Customer withT120 is having a problem. Despite both 930 carbs having the same settings one cylinder runs perfectly with a nice cookie brown plug reading and the other plug reads horribly while and lean and that side is running very hot. Recently rebuilt motor so it seems the air to gas mixture (ideally 13:1 approx.)on the problem side is way out of wack. Too much air or not enough gas.
Just like most of us do when we want to find something out or have a problem – we Google it. The advice he came up with is that the problem is a blocked pilot jet and he should run a drill through it!
Here’s the thing – for anything above 1/16th throttle opening the pilot jet doesn’t affect anything very much. The mixture is controlled by a combination of throttle cut away (the number is the height of the bridge in 1/16th’s of an inch – ie no 3 slide = 3/16″), the tapered needle passing through the needle jet, and the main jet.
If the needle jet is blocked (very common if gas has been left in the carb for an extended period) it is easy to tell – turning in and out the pilot screw won’t make any difference to the way the bike runs. And flooding needed to get it started. Hold the carb body with your thumb over the air hole at the back, index finger over the 2 little holes at the front of the slide and blast a shot of WD 40 using the red “straw” down the pilot adjuster hole. Gas should squirt out of the pick up hole in the bottom of the body. Good luck if it is blocked. Even if you poke something through the jet (not advisable) to clear it you can be sure there is more sludge in that passage which will block it again. At least the new carbs now have a clean out plug.
Back to my customer’s problem – if there are no air leaks in the inlet passage downstream of the carb, I would assume he either has a worn slide allowing air to come around the sides, an obstruction to the gas flow or perhaps wrong float height. The latter is less likely and not as much of a problem as with Mikuni VM’s which I have found to be incredibly sensitive to float height setting.
A customer asked last week what sealant he should use when fitting Norton head gaskets so I took the opportunity to ask some guys who build a lot of motors.

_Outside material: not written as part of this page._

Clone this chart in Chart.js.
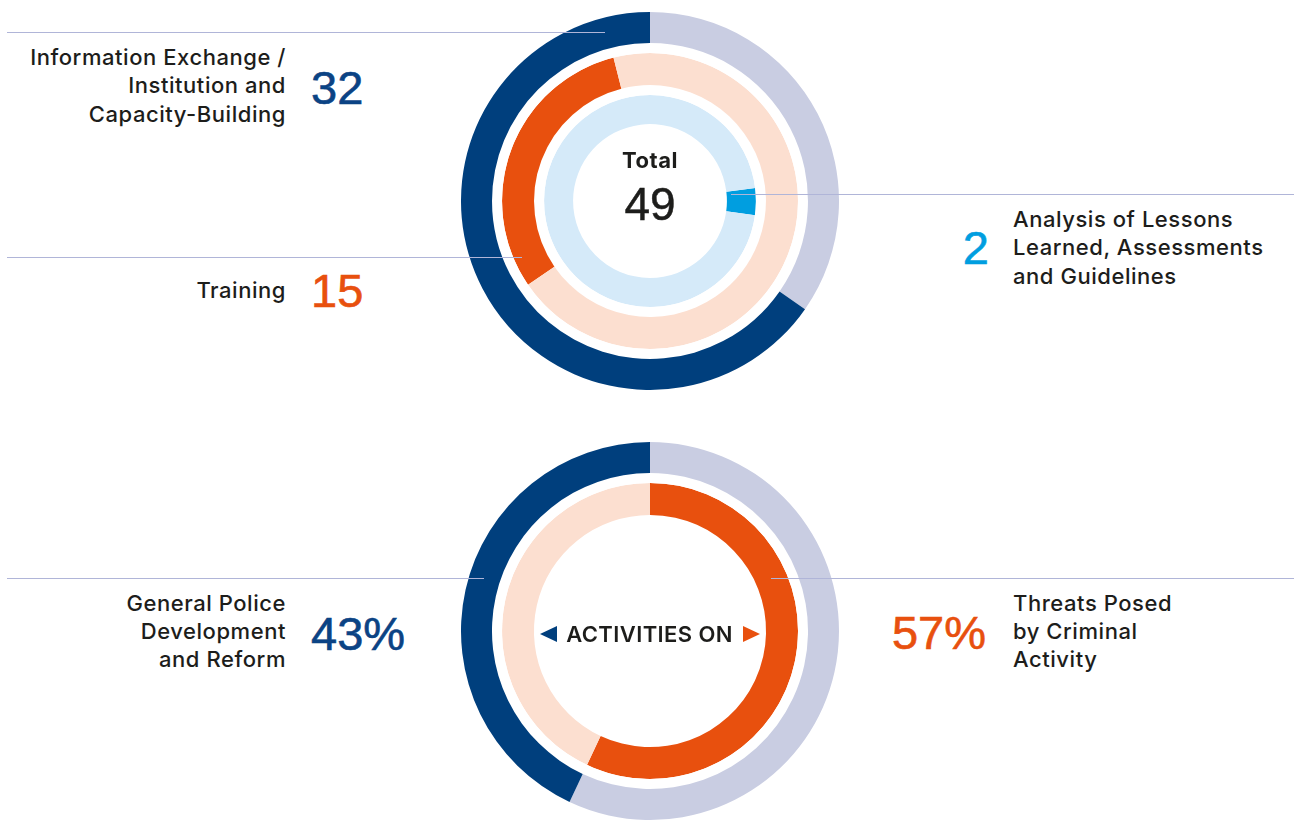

As has been my experience everyone I asked fits copper gasket dry. I always annealed them which I thought might have been overkill even with a new gasket however Les Emery, who worked a lot with copper and brass in his previous life at Lucas, recommends annealing new and used ones and fitting them within 20 minutes.
With the Norton motor it doesn’t hurt to put a thin ring of silicone around the push rod and oil return tunnels in the head and barrel.
With composite gaskets, if they have a copper flame ring they can be fitted dry but if it is steel you should use silicone RTV or similar.
If you feel happier using a sealant, Les uses FIXTPRO engineering grade silicone which he just dabs on with his fingers.
I always used to torque the head down and run the bike for 5o miles or so then torque it again and do the same thing at 500 miles, each time checking the tappet adjustment. This procedure is more necessary with composite gaskets which are more likely that copper to compress in use.
I’ve had some good feedback on this subject and have spoken at length with four customers who ride big mileages on classic British bikes. By far the most popular oil is 20-50 Castrol GP motorcycle oil. Two guys reported over 30,000 miles with minimal engine wear.
My friend Gil Yarrow in BC rides huge mileages on his 750 Commando and swears by a bland of 90% 20-50 GP and 10% Lucas heavy duty oil stabilizer. This he recommends for all bikes apart from late model Triumphs because the additive would not be very clutch friendly.
A couple of guys mentioned Shell Rotella T-Triple 15-40 and one engineer customer swears by 20-50 Spectro 4, which by its ads claims to have the highest content of anti wear additives.